Silicon Valley’s Redemption Fetish
Silicon Valley loves a redemption arc. Founders flame out, burn investor cash, humiliate themselves on the cover of Forbes, and then — give it a year or two — they’re back with a fresh buzzword and a new cap table.
But maybe, just maybe, we should draw the line at blood-testing startups run by the romantic partners of convicted fraudsters. The same community that swore it had learned from the Theranos debacle is now flirting with Theranos Lite: same concept, shinier slide deck, fewer regulators.

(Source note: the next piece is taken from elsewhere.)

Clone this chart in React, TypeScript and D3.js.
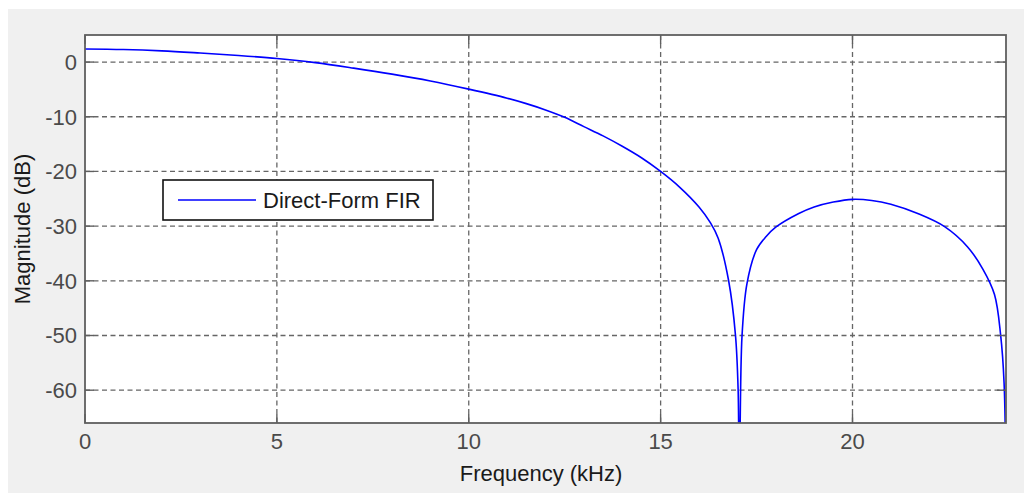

Then again, this is the Valley — where the only thing more consistent than self-delusion is the belief that this time, with enough lasers and slightly fewer acronyms, it’ll work.
Spoiler: it won’t.
The Bottom Line: Lessons Not Learned
The Haemanthus saga is less about animal health and more about Silicon Valley’s goldfish-like memory. The idea that investors would even consider funding a company so directly tethered to Elizabeth Holmes’ orbit is a sign that the culture of hype still trumps due diligence.
Because when you strip away the buzzwords, Haemanthus is just Theranos with a dog filter. A glossy black box, vague promises, and no peer-reviewed science — aimed not at humans (yet), but at pets.
And if you think this ends with anything other than lawsuits, documentaries, and embarrassed VCs quietly deleting tweets, you haven’t been paying attention.
Silicon Valley may thrive on disruption, but when it comes to biotech fraud, the only thing being disrupted is common sense.